Sundeep Dharni, 42, had originally received a 15-year prison sentence in 2007 for attempting to burn down his North Natomas restaurant and collect $22,291 from Farmers Insurance on a loss claim. Because spectators, including his family, were briefly kept out of the courtroom during jury selection, the 9th U.S. Circuit Court of Appeals ruled in October that he did not receive a public trial, thus denying him his 6th Amendment Rights, according to the Sacramento Bee.
The argument that Dharni did not receive a public trial was initially rejected by the trial judge. Dharni was tried and found guilty in July 2007. In 2012, Quin Denvir, who served as the California public defender from 1978 to 1984, and as the federal defender in the Eastern District of California from 1996 to 2005, and who led the defense for “Unabomber” Theodore Kaczynski, took Dharni’s case.
At that point, Dharni had filed a petition of habeas corpus with the 9th U.S. Circuit Court of Appeals. Writs of habeas corpus are used to review the legality of the party’s arrest, imprisonment, or detention, according to the Legal Information Institute of Cornell University.

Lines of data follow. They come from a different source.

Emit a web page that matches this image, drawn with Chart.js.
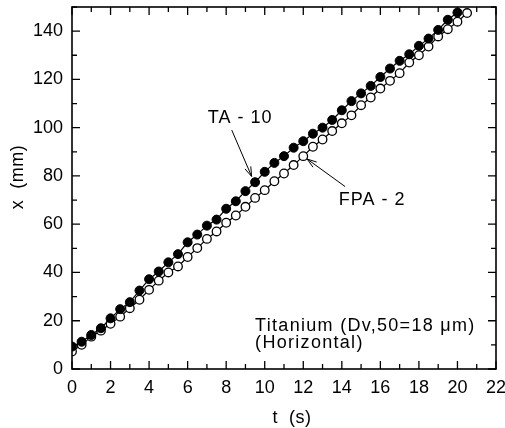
<!DOCTYPE html>
<html>
<head>
<meta charset="utf-8">
<script src="https://cdn.jsdelivr.net/npm/chart.js@4.4.0/dist/chart.umd.min.js"></script>
<style>
  html, body { margin: 0; padding: 0; background: #fff; }
  #wrap { width: 505px; height: 428px; }
</style>
</head>
<body>
<div id="wrap"><canvas id="chart"></canvas></div>
<script>
// TA-10 (filled circles)
const taTimes = [0, 0.5, 1, 1.5, 2, 2.5, 3, 3.5, 4, 4.5, 5, 5.5, 6, 6.5, 7, 7.5, 8, 8.5, 9, 9.5,
    10, 10.5, 11, 11.5, 12, 12.5, 13, 13.5, 14, 14.5, 15, 15.5, 16, 16.5, 17, 17.5, 18, 18.5, 19, 19.5, 20];
const taValues = [9.3, 11.3, 14.1, 16.9, 21.0, 24.8, 27.7, 32.5, 37.2, 40.4, 44.2, 47.6, 52.5, 55.7, 59.4, 61.9,
    66.4, 69.5, 73.7, 77.4, 81.7, 85.4, 88.2, 91.7, 94.4, 97.5, 100.0, 103.2, 107.2, 111.0, 114.2, 117.3,
    121.0, 124.5, 127.7, 130.4, 133.9, 136.9, 140.5, 144.7, 147.7];

// FPA-2 (open circles)
const fpaTimes = [0, 0.5, 1, 1.5, 2, 2.5, 3, 3.5, 4, 4.5, 5, 5.5, 6, 6.5, 7, 7.5, 8, 8.5, 9, 9.5,
    10, 10.5, 11, 11.5, 12, 12.5, 13, 13.5, 14, 14.5, 15, 15.5, 16, 16.5, 17, 17.5, 18, 18.5, 19, 19.5, 20, 20.5];
const fpaValues = [7.2, 10.0, 13.4, 15.9, 18.7, 21.7, 25.2, 28.7, 32.8, 36.6, 40.0, 42.5, 46.4, 50.1, 53.9, 57.0,
    60.6, 63.6, 67.2, 70.9, 74.1, 77.8, 81.0, 84.5, 88.2, 92.1, 95.1, 98.6, 101.8, 105.1, 109.3, 112.5,
    116.2, 119.4, 122.6, 127.0, 130.0, 133.6, 137.8, 140.8, 143.9, 147.5];

// axis ranges / ticks
const xRange = [0, 22];
const yRange = [0, 150];
const xMajor = [0, 2, 4, 6, 8, 10, 12, 14, 16, 18, 20, 22];
const yMajor = [0, 20, 40, 60, 80, 100, 120, 140];
const xTitle = "t  (s)";
const yTitle = "x  (mm)";

// annotations in data coords: [text, text x, text y, arrow start x, y, arrow tip x, y]
const taNote = ["TA - 10", 8.72, 103.9, 8.29, 99.0, 9.32, 79.8];
const fpaNote = ["FPA - 2", 15.57, 70.0, 14.17, 75.6, 12.2, 87.0];
const infoLines = ["Titanium (Dv,50=18 \u03bcm)", "(Horizontal)"];
const infoPos = [9.5, 18.0, 10.6];

const FONT = '"Liberation Sans", Arial, sans-serif';

function toXY(arrT, arrV) {
    return arrT.map((t, i) => ({ x: t, y: arrV[i] }));
}

function drawArrow(ctx, x1, y1, x2, y2) {
    const ang = Math.atan2(y2 - y1, x2 - x1);
    const len = 10;
    ctx.beginPath();
    ctx.moveTo(x1, y1);
    ctx.lineTo(x2, y2);
    ctx.moveTo(x2 - len * Math.cos(ang - 0.32), y2 - len * Math.sin(ang - 0.32));
    ctx.lineTo(x2, y2);
    ctx.lineTo(x2 - len * Math.cos(ang + 0.32), y2 - len * Math.sin(ang + 0.32));
    ctx.stroke();
}

// inward ticks on all four sides, frame, axis titles and text notes
const framePlugin = {
    id: "frame",
    afterDraw(chart) {
        const { ctx, chartArea: a, scales } = chart;
        const sx = scales.x, sy = scales.y;
        ctx.save();
        ctx.strokeStyle = "#000";
        ctx.lineWidth = 1.6;
        ctx.strokeRect(a.left, a.top, a.right - a.left, a.bottom - a.top);

        ctx.lineWidth = 1.3;
        ctx.beginPath();
        for (let v = xRange[0]; v <= xRange[1]; v += 1) {
            const px = sx.getPixelForValue(v);
            const l = xMajor.includes(v) ? 8 : 5;
            ctx.moveTo(px, a.bottom); ctx.lineTo(px, a.bottom - l);
            ctx.moveTo(px, a.top); ctx.lineTo(px, a.top + l);
        }
        for (let v = yRange[0]; v <= yRange[1]; v += 10) {
            const py = sy.getPixelForValue(v);
            const l = yMajor.includes(v) ? 8 : 5;
            ctx.moveTo(a.left, py); ctx.lineTo(a.left + l, py);
            ctx.moveTo(a.right, py); ctx.lineTo(a.right - l, py);
        }
        ctx.stroke();

        ctx.fillStyle = "#000";
        ctx.lineWidth = 1;
        ctx.font = "18px " + FONT;
        ctx.textAlign = "center";
        ctx.textBaseline = "middle";

        // axis titles
        ctx.letterSpacing = "0.5px";
        ctx.fillText(xTitle, 292, 418);
        ctx.save();
        ctx.translate(18, 177);
        ctx.rotate(-Math.PI / 2);
        ctx.fillText(yTitle, 0, 0);
        ctx.restore();

        ctx.letterSpacing = "1px";
        [taNote, fpaNote].forEach((n) => {
            ctx.fillText(n[0], sx.getPixelForValue(n[1]), sy.getPixelForValue(n[2]));
            drawArrow(ctx, sx.getPixelForValue(n[3]), sy.getPixelForValue(n[4]),
                sx.getPixelForValue(n[5]), sy.getPixelForValue(n[6]));
        });

        ctx.letterSpacing = "1.3px";
        ctx.textAlign = "left";
        ctx.fillText(infoLines[0], sx.getPixelForValue(infoPos[0]), sy.getPixelForValue(infoPos[1]));
        ctx.fillText(infoLines[1], sx.getPixelForValue(infoPos[0]), sy.getPixelForValue(infoPos[2]));
        ctx.restore();
    },
};

const ctx = document.getElementById("chart");
new Chart(ctx, {
    type: "scatter",
    data: {
        datasets: [
            {
                label: "TA - 10",
                data: toXY(taTimes, taValues),
                showLine: true,
                borderColor: "#000",
                borderWidth: 1.2,
                pointRadius: 4.5,
                pointBackgroundColor: "#000",
                pointBorderColor: "#000",
                pointBorderWidth: 1,
            },
            {
                label: "FPA - 2",
                data: toXY(fpaTimes, fpaValues),
                showLine: true,
                borderColor: "#000",
                borderWidth: 1.2,
                pointRadius: 4.3,
                pointBackgroundColor: "#fff",
                pointBorderColor: "#000",
                pointBorderWidth: 1.3,
            },
        ],
    },
    options: {
        responsive: true,
        maintainAspectRatio: false,
        animation: false,
        layout: { padding: { top: 7, right: 9, left: 0, bottom: 0 } },
        plugins: {
            legend: { display: false },
            tooltip: { enabled: false },
        },
        scales: {
            x: {
                type: "linear",
                min: xRange[0],
                max: xRange[1],
                grid: { display: false, drawTicks: false },
                border: { display: false },
                ticks: {
                    stepSize: 2,
                    padding: 8,
                    color: "#000",
                    font: { family: FONT, size: 18 },
                    maxRotation: 0,
                },
                afterFit(scale) {
                    scale.height = 59;
                    scale.paddingLeft = 0;
                    scale.paddingRight = 0;
                },
            },
            y: {
                type: "linear",
                min: yRange[0],
                max: yRange[1],
                grid: { display: false, drawTicks: false },
                border: { display: false },
                ticks: {
                    stepSize: 20,
                    padding: 9,
                    color: "#000",
                    font: { family: FONT, size: 18 },
                    callback: (v) => (yMajor.includes(v) ? v : ""),
                },
                afterFit(scale) {
                    scale.width = 72;
                    scale.paddingTop = 0;
                    scale.paddingBottom = 0;
                },
            },
        },
    },
    plugins: [framePlugin],
});
</script>
</body>
</html>
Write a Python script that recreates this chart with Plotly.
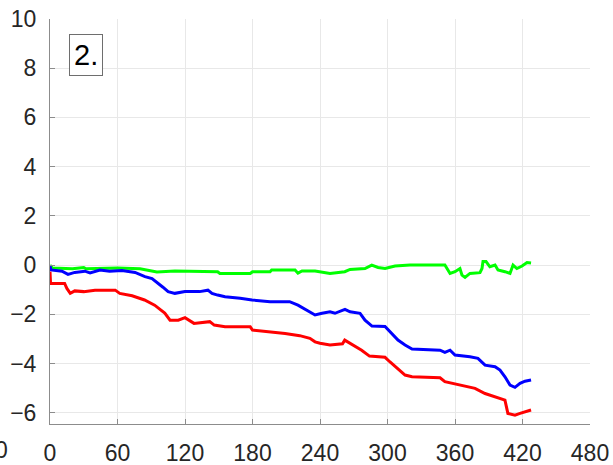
import plotly.graph_objects as go

# Time axis (breakpoints) and the three response series
green_x = [0, 2, 20, 30, 32, 60, 80, 90, 95, 111, 120, 149, 151, 178, 180, 195.6, 197,
           217.8, 220.4, 224, 235.6, 240, 248.9, 262, 266.7, 280, 286, 291.6, 297.8,
           306.7, 320, 351, 352.9, 355.6, 360, 364.4, 366.2, 368.9, 373.3, 382.2, 384,
           384.9, 387.6, 391, 395.6, 398.2, 404.4, 408.9, 411.6, 415, 419.6, 424, 427.6]
green_y = [0.0, -0.12, -0.15, -0.1, -0.15, -0.12, -0.15, -0.22, -0.28, -0.24, -0.24, -0.27, -0.34,
           -0.34, -0.27, -0.27, -0.2, -0.2, -0.33, -0.24, -0.24, -0.27, -0.34, -0.27, -0.18,
           -0.14, 0.0, -0.1, -0.14, -0.04, 0.0, 0.0, -0.14, -0.34, -0.27, -0.14, -0.41,
           -0.5, -0.34, -0.31, -0.14, 0.14, 0.14, -0.07, 0.0, -0.2, -0.27, -0.34, 0.0,
           -0.14, -0.04, 0.1, 0.08]

blue_x = [0, 1, 10.7, 16, 22, 31, 35.6, 44.4, 53, 64, 75.6, 84.4, 90.7, 96, 100.4, 105,
          111, 120, 133, 140.4, 144, 149, 155.6, 169, 179.6, 195.6, 213, 220.4, 226.7,
          235.6, 241.8, 248.9, 253.3, 262.2, 266.7, 275.6, 280, 286.2, 297.8, 302, 309.3,
          315.6, 321.8, 346.7, 351, 355.6, 360, 373.3, 380.4, 386.7, 395.6, 400, 404.4,
          408.9, 413.3, 417.8, 422.2, 427.6]
blue_y = [-0.05, -0.2, -0.25, -0.38, -0.3, -0.25, -0.32, -0.2, -0.25, -0.22, -0.3, -0.47,
          -0.55, -0.73, -0.9, -1.08, -1.15, -1.08, -1.08, -1.02, -1.15, -1.22, -1.29, -1.35,
          -1.42, -1.49, -1.49, -1.63, -1.8, -2.03, -1.96, -1.9, -1.96, -1.8, -1.9, -1.96,
          -2.24, -2.48, -2.5, -2.71, -3.05, -3.25, -3.41, -3.46, -3.55, -3.46, -3.66, -3.73,
          -3.79, -4.07, -4.13, -4.27, -4.54, -4.88, -4.97, -4.81, -4.72, -4.67]

red_x = [0, 0.5, 13, 15, 18, 22, 30, 40, 58, 62, 73, 84, 93, 102, 106.7, 114, 120, 124,
         128, 142, 146, 155.6, 178, 180, 195.6, 209, 222, 231, 235.6, 240, 248.9, 260,
         262, 266.7, 277, 284, 297.8, 302, 309.3, 315.6, 321.8, 346.7, 351, 364, 377.8,
         386.7, 395.6, 404.4, 407, 413.3, 417.8, 427.6]
red_y = [-0.27, -0.75, -0.75, -0.95, -1.15, -1.05, -1.08, -1.02, -1.02, -1.15, -1.25, -1.42,
         -1.63, -1.95, -2.24, -2.24, -2.14, -2.24, -2.37, -2.3, -2.44, -2.51, -2.51, -2.64,
         -2.71, -2.78, -2.87, -2.98, -3.12, -3.18, -3.25, -3.2, -3.05, -3.18, -3.46, -3.7,
         -3.75, -3.93, -4.2, -4.47, -4.54, -4.58, -4.74, -4.88, -5.01, -5.22, -5.35, -5.49,
         -6.03, -6.1, -6.03, -5.89]

x_ticks = [0, 60, 120, 180, 240, 300, 360, 420, 480]
y_ticks = [-6, -4, -2, 0, 2, 4, 6, 8, 10]

FONT = "Liberation Sans, Arial, sans-serif"
TEXT = "#262626"

fig = go.Figure()
for xs, ys, col in [(green_x, green_y, "#00ff00"),
                    (blue_x, blue_y, "#0000ff"),
                    (red_x, red_y, "#ff0000")]:
    fig.add_trace(go.Scatter(x=xs, y=ys, mode="lines",
                             line=dict(color=col, width=3), showlegend=False))

axis_common = dict(
    showline=True, linecolor="#8c8c8c", linewidth=1, mirror=False,
    showgrid=True, gridcolor="#e8e8e8", gridwidth=1,
    zeroline=False,
    ticks="inside", ticklen=5, tickcolor="#8c8c8c",
    tickfont=dict(family=FONT, size=23, color=TEXT),
    automargin=False,
)

fig.update_xaxes(range=[0, 480], tickvals=x_ticks, ticklabelstandoff=8, **axis_common)
fig.update_yaxes(range=[-6.46, 10], tickvals=y_ticks, ticklabelstandoff=8, **axis_common)

fig.add_annotation(
    text="2.", xref="paper", yref="paper", x=0.035, y=0.963,
    xanchor="left", yanchor="top", showarrow=False,
    font=dict(family=FONT, size=29, color="#000000"),
    bordercolor="#6e6e6e", borderwidth=1, borderpad=4, bgcolor="#ffffff",
)

# Tick label of the neighbouring panel, cut by the left edge
fig.add_annotation(
    text="0", xref="paper", yref="paper", x=-0.074, y=-0.064,
    xanchor="right", yanchor="middle", showarrow=False,
    font=dict(family=FONT, size=23, color=TEXT),
)

fig.update_layout(
    width=613, height=465,
    margin=dict(l=50, r=23, t=19, b=41, autoexpand=False),
    plot_bgcolor="#ffffff", paper_bgcolor="#ffffff",
)

fig.write_html("out.html")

Although oral arguments on the petition were not due until September 2103, on March 7, 2013, two circuit judges granted Denvir’s motion for Dharni’s release pending a final decision, writing Dharni “is not likely to flee or pose a danger” and had “demonstrated ‘a high probability of success’ such that this is an ‘extraordinary case.’ ”
In April 2013 Dharni was freed on a $200,000 unsecured appearance bond by U.S. Magistrate Judge Dale Drozd in Sacramento and left prison for good. In July 2014, a split three-judge circuit panel asked a lower court to decide “whether spectators had an opportunity to re-enter the courtroom during (jury selection), including whether seats in fact opened up and, if so, whether spectators would have been aware of the vacancies, and whether the district court and court officials would have allowed the spectators to enter” while jury selection was being held. Circuit Judge J. Clifford Wallace, dissenting, wrote, “Even if the courtroom closure was not trivial and violated Dharni’s Sixth Amendment rights, we should deny Dharni’s petition because he has not claimed, much less established, that he was actually prejudiced by the closure.”
In January 2015, Denvir and the prosecutor requested that the circuit court permit them to ask the court in Sacramento if it would agree to the government’s motion to dismiss Dharni’s convictions. The circuit agreed, but U.S. District Judge William Shubb, who had taken over for the retired trial judge, refused to overrule the trial judge’s decision, instead sending the case back to the appellate judges. They reversed Shubb on Oct. 6, instructing him to dismiss Dharni’s convictions.
On Oct. 13, Shubb dismissed Dharni’s convictions.